Without CSR, there would be no ESG, but the two are not interchangeable. While CSR aims to make a business accountable, ESG criteria make its efforts measurable. With CSR activities varying massively between businesses and sectors, there is a lack of comparable metrics available. ESG activity, on the other hand, is generally quantifiable to a far greater degree.
The rise of impact investing has led to the demand for ways to rank companies on their ESG performance. ESG scores and ratings have been developed, and targets are set and reported on. Numbers can be applied to how companies treat their staff, manage supply chains, respond to climate change, increase diversity and inclusion, and build community links.
For many businesses, CSR has never graduated beyond being an add-on to their main purpose and overall direction, a footnote in the annual report, an activity that is allocated half a day of effort and focus once per year. At worst, it has become a marketing tool, allowing an organisation to say what it is doing well without having to back up its claims or talk about areas where it may be failing.
ESG policies, in contrast, are criteria-led and require that they be embedded in the core of a business’s strategy, rather than side lined. The power of ESG lies in its integration into a business. And its momentum is being driven by asset managers, consumers, and employees demanding transparent, purpose-led business practices that align with their own priorities.
Why ESG is replacing CSR
In 2019, the Global Reporting Initiative revealed that 93% of the world’s largest companies by revenue already report on their ESG performance. That these corporations believe it is important to publish their work in this area reflects how central ESG has become to the way they do business. With potential shareholders increasingly focused on ESG issues as a means of ensuring long-term financial performance, businesses need to be open about their ESG policies in order to win investment. Both investors and corporations are continually developing and testing new ESG metrics and approaches which, in theory, are available to anyone who wants to see them.

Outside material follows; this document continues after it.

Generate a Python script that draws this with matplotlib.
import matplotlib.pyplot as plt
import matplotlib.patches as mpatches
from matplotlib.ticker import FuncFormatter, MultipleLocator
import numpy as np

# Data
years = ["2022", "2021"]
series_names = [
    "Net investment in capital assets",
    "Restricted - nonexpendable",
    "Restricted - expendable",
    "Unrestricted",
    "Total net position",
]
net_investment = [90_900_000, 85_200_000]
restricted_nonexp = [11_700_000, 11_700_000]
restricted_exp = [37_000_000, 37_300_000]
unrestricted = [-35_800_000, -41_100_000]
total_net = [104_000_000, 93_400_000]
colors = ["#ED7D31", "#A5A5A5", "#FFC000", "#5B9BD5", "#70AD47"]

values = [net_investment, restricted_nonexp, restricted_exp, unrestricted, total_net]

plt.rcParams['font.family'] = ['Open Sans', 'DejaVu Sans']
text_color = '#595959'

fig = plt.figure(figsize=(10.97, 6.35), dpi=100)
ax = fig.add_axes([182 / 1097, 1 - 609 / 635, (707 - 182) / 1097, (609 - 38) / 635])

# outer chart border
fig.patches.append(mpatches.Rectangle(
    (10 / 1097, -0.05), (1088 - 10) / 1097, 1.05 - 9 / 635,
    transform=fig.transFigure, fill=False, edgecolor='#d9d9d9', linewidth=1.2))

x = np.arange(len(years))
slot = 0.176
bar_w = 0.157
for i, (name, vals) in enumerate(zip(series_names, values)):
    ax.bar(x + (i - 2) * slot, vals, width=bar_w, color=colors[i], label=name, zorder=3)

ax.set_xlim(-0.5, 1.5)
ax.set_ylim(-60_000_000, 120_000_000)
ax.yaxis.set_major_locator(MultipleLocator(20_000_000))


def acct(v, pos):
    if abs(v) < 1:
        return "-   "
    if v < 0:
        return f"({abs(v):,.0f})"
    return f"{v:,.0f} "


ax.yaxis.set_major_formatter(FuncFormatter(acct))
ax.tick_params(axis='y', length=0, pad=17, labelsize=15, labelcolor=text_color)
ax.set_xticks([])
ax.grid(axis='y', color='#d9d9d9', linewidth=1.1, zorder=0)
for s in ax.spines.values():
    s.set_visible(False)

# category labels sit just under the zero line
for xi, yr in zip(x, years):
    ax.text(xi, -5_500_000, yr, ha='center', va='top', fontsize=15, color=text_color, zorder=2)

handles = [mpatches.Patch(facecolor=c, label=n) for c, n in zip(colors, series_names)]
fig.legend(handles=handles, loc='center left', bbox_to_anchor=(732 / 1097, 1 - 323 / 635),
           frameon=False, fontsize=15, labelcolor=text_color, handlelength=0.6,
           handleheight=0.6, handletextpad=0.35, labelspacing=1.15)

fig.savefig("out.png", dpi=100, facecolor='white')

Does defining ESG criteria make it easier to hold a company to account?
Not surprisingly and as many community activists know, holding companies to account on ESG is tricky.
Consider the “community involvement” criteria used by Vigeo Eiris, an ESG rating agency. The agency’s website claims that it looks at contributions to “territories” and “their human communities” as well as “concrete commitment” to the limiting of “societal impacts” of products and services and, finally, the “transparent and participative” contributions to “causes of general interest.” I wonder what objective metrics would help a community activist or even an analyst assess whether or not a property developer meets this ambitious standard., and whether such metrics would actually predict bad social outcomes in the future.
So how does ESG work in the property development sector?
Property consultant Knight Frank offers an advisory service to its clients on ESG.
This is how they describe their activity:
“Developers we are working with are reviewing the cost of their projects vs sustainability factors and are increasingly trying to ensure the right balance of maximising development value, whilst ensuring they’re meeting a high ESG standard. And it’s not just the E that’s taking their focus. The social impact element of ESG, while generally harder to quantify as it’s not always on the occupier’s agenda, is gaining traction, with developers wanting to excel at providing amenities for occupiers, whilst delivering facilities that can be used for social benefit to the local community.”
Hmmmmm. Perhaps it’s time to promote and embed a set of metrics based on community health & wellbeing into these investment projects.
Future blogs will examine the ESG policies of major landowners and property developers in London, if these are being implemented in schemes across the capital, and how evolving metrics around community engagement, health & wellbeing might be used to bring “full-fat” ESG into local communities.